One of the interesting things about this particular nest site, is how early courting and nesting begins compared to others in the area. I have been monitoring about a dozen American Dipper nests in the Mt. Arrowsmith Biosphere region over the past few years, and most are just beginning to incubate eggs around the time that birds from this nest fledge. This might be due to how rich the immediate area downstream of the hatchery is, but determining that for certain would be a major research project all of its own!
As soon as I stepped out of the car in the parking area of the hatchery earlier this week, I could hear the clear song of a dipper coming from the spawning channel, just a few meters upstream from the bridge and nest site. Carefully peering over the railing, I saw two American Dippers teetering on a small rock near the edge of the channel. The one highest on the rock would sing it's long, varied, liquid song, while the lower bird appeared to ignore it. Then the singing bird would leap off the rock into the water, and fly to the bottom. I say "fly", because this is essentially what they do. Although most aquatic bird species use their legs to propel them underwater, dippers use their wings, stroking along underwater in what looks like slow motion flight.
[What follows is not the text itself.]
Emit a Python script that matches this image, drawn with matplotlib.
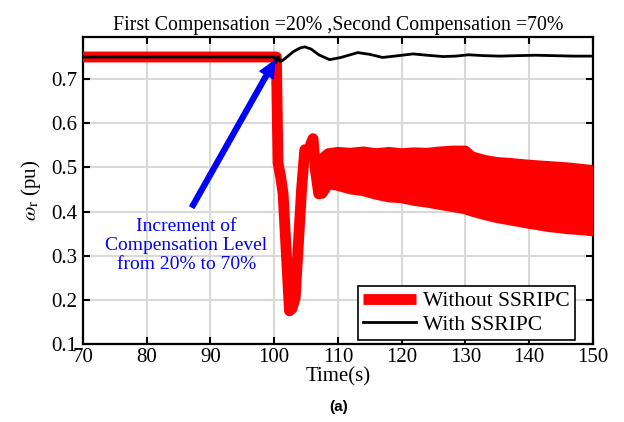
import numpy as np
import matplotlib
matplotlib.use("Agg")
import matplotlib.pyplot as plt

plt.rcParams["font.family"] = ["Liberation Serif", "DejaVu Serif"]
plt.rcParams["mathtext.fontset"] = "stix"

# With SSRIPC (black)
t_with = [70, 100, 100.3, 100.6, 100.9, 101.3, 102, 103, 104, 104.8, 105.8, 107,
          108.7, 110.5, 113.1, 115, 117, 119.5, 121.8, 124, 126.5, 128.5, 130.5,
          133, 135.5, 138, 141, 144, 147, 150]
w_with = [0.75, 0.75, 0.738, 0.752, 0.74, 0.742, 0.75, 0.762, 0.77, 0.773, 0.768,
          0.755, 0.744, 0.749, 0.76, 0.756, 0.749, 0.753, 0.757, 0.754, 0.751,
          0.752, 0.755, 0.753, 0.752, 0.753, 0.754, 0.753, 0.752, 0.752]

# Without SSRIPC (red): transient part
t_without = [70, 100.35, 100.6, 101.0, 101.4, 102.4, 102.8, 103.3, 104.3, 104.8,
             105.3, 105.8, 106.1, 106.5, 107.0, 107.5]
w_without = [0.75, 0.75, 0.51, 0.48, 0.44, 0.175, 0.18, 0.205, 0.45, 0.54, 0.53,
             0.555, 0.565, 0.49, 0.44, 0.47]

# Without SSRIPC (red): envelope of the sustained oscillation
t_band = [107.5, 108.5, 110, 112, 114, 116, 118, 120, 122, 124, 126, 128, 130,
          131, 133, 135, 137, 140, 143, 146, 148, 150]
band_hi = [0.519, 0.531, 0.534, 0.532, 0.535, 0.531, 0.534, 0.531, 0.533, 0.532,
           0.535, 0.537, 0.537, 0.524, 0.516, 0.511, 0.509, 0.505, 0.502, 0.499,
           0.496, 0.493]
band_lo = [0.441, 0.463, 0.459, 0.451, 0.447, 0.439, 0.433, 0.431, 0.425, 0.421,
           0.416, 0.411, 0.406, 0.401, 0.393, 0.386, 0.381, 0.373, 0.366, 0.361,
           0.359, 0.356]

fig = plt.figure(figsize=(6.24, 4.22), dpi=100)
ax = fig.add_axes([0.133, 0.185, 0.817, 0.727])

red_lw = 7.8
ax.plot(t_without, w_without, color="red", lw=red_lw, solid_capstyle="round",
        solid_joinstyle="round", label="Without SSRIPC", zorder=3)
ax.fill(np.concatenate([t_band, t_band[::-1]]),
        np.concatenate([band_hi, band_lo[::-1]]),
        facecolor="red", edgecolor="red", lw=red_lw, joinstyle="round", zorder=3)
ax.plot(t_with, w_with, color="black", lw=2, label="With SSRIPC", zorder=4)

ax.annotate("", xy=(100.1, 0.742), xytext=(87.1, 0.41),
            arrowprops=dict(facecolor="blue", edgecolor="blue", width=3.5,
                            headwidth=11, headlength=12), zorder=5)
ax.text(86.2, 0.322, "Increment of\nCompensation Level\nfrom 20% to 70%",
        color="blue", ha="center", va="center", fontsize=14, linespacing=1.15)

ax.set_xlim(70, 150)
ax.set_ylim(0.1, 0.795)
ax.set_xticks(np.arange(70, 151, 10))
ax.set_yticks(np.arange(0.1, 0.71, 0.1))
ax.set_yticklabels(["0.1", "0.2", "0.3", "0.4", "0.5", "0.6", "0.7"])
ax.grid(True, color="#d9d9d9", lw=1.5)
ax.set_axisbelow(True)
ax.tick_params(direction="in", top=True, right=True, length=5, width=1.5,
               labelsize=15, pad=4)
ax.tick_params(axis="x", pad=3)
for s in ax.spines.values():
    s.set_linewidth(1.6)

ax.set_xlabel("Time(s)", fontsize=15, labelpad=0)
ax.set_ylabel(r"$\omega_{\rm r}$ (pu)", fontsize=15, labelpad=6)
ax.set_title("First Compensation =20% ,Second Compensation =70%", fontsize=14.3,
             pad=5)

leg = ax.legend(loc="lower right", bbox_to_anchor=(0.965, 0.013), borderaxespad=0,
                fontsize=15.5, fancybox=False, framealpha=1, edgecolor="black",
                handlelength=2.45, handletextpad=0.33, borderpad=0.25,
                labelspacing=0.15)
leg.get_frame().set_linewidth(1.2)
leg.legend_handles[0].set_solid_capstyle("butt")

fig.text(0.542, 0.025, "(a)", fontsize=11, fontweight="bold",
         family=["Liberation Sans", "DejaVu Sans"], ha="center")

fig.savefig("out.png", dpi=100)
When they reach the bottom, they then hop along on their legs, reappearing on the surface a few minutes later, where they will either take flight to the shore, or bob along the surface using swimming with their legs like a tiny duck.
When this particular dipper popped back up onto the surface, it began making some very excited calls, and then flew to the rock where the other bird was waiting. It then sang another long and complicated song, this time with its mouth full of some tiny aquatic invertebrates! The other bird suddenly dropped onto it's belly, tilted it's head back with its bill wide open, and began fluttering it's wings and vibrating its body slightly, much as a fledgling would when it was being fed. The other bird took the cue, and hopped over and stuffed it's bill full of food into the begging birds mouth. A second later, they were chasing each other up and down the spawning channel with excited calls and partial songs. Before I left, I saw one bird carrying some moss under the bridge, carefully tucking it into the existing nest under the watchful eye of the other bird. Clearly, courting is already well underway for this pair of American Dippers!